» Set task
Skip every image and restate the data word for word.

============

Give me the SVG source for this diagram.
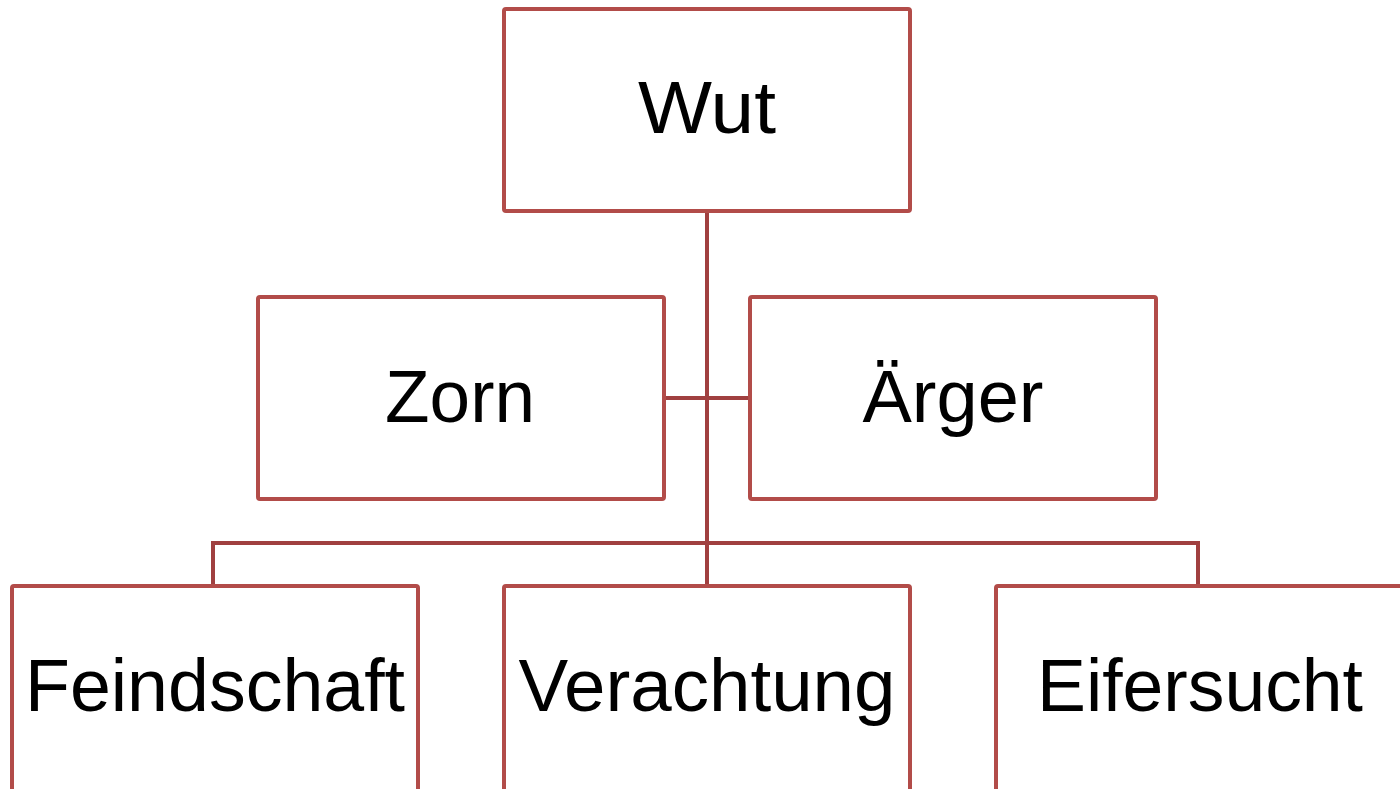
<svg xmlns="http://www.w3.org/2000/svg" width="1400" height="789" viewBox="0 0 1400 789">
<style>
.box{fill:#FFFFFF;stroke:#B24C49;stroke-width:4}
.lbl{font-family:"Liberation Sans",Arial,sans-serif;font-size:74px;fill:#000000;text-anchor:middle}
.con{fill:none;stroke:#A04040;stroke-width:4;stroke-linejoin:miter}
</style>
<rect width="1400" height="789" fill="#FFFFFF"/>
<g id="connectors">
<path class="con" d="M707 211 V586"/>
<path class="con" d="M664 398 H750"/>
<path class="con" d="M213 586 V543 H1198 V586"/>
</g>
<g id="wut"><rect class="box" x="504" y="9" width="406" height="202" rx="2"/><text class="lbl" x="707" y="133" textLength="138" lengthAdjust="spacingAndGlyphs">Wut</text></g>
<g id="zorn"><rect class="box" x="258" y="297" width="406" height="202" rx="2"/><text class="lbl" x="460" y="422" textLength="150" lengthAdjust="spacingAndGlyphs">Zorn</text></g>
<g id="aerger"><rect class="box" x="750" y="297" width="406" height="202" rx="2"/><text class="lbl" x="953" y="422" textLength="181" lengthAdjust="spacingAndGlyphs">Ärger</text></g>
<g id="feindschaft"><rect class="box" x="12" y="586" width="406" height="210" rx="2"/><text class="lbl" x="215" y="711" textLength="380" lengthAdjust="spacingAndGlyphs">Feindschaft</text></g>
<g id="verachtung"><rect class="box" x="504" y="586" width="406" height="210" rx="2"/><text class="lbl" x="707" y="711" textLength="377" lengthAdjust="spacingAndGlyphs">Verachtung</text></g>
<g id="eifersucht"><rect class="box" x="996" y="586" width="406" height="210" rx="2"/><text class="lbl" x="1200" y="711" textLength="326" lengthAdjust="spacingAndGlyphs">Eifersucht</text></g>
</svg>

============

» Full answer
Give me the SVG source for this diagram.
<svg xmlns="http://www.w3.org/2000/svg" width="1400" height="789" viewBox="0 0 1400 789">
<style>
.box{fill:#FFFFFF;stroke:#B24C49;stroke-width:4}
.lbl{font-family:"Liberation Sans",Arial,sans-serif;font-size:74px;fill:#000000;text-anchor:middle}
.con{fill:none;stroke:#A04040;stroke-width:4;stroke-linejoin:miter}
</style>
<rect width="1400" height="789" fill="#FFFFFF"/>
<g id="connectors">
<path class="con" d="M707 211 V586"/>
<path class="con" d="M664 398 H750"/>
<path class="con" d="M213 586 V543 H1198 V586"/>
</g>
<g id="wut"><rect class="box" x="504" y="9" width="406" height="202" rx="2"/><text class="lbl" x="707" y="133" textLength="138" lengthAdjust="spacingAndGlyphs">Wut</text></g>
<g id="zorn"><rect class="box" x="258" y="297" width="406" height="202" rx="2"/><text class="lbl" x="460" y="422" textLength="150" lengthAdjust="spacingAndGlyphs">Zorn</text></g>
<g id="aerger"><rect class="box" x="750" y="297" width="406" height="202" rx="2"/><text class="lbl" x="953" y="422" textLength="181" lengthAdjust="spacingAndGlyphs">Ärger</text></g>
<g id="feindschaft"><rect class="box" x="12" y="586" width="406" height="210" rx="2"/><text class="lbl" x="215" y="711" textLength="380" lengthAdjust="spacingAndGlyphs">Feindschaft</text></g>
<g id="verachtung"><rect class="box" x="504" y="586" width="406" height="210" rx="2"/><text class="lbl" x="707" y="711" textLength="377" lengthAdjust="spacingAndGlyphs">Verachtung</text></g>
<g id="eifersucht"><rect class="box" x="996" y="586" width="406" height="210" rx="2"/><text class="lbl" x="1200" y="711" textLength="326" lengthAdjust="spacingAndGlyphs">Eifersucht</text></g>
</svg>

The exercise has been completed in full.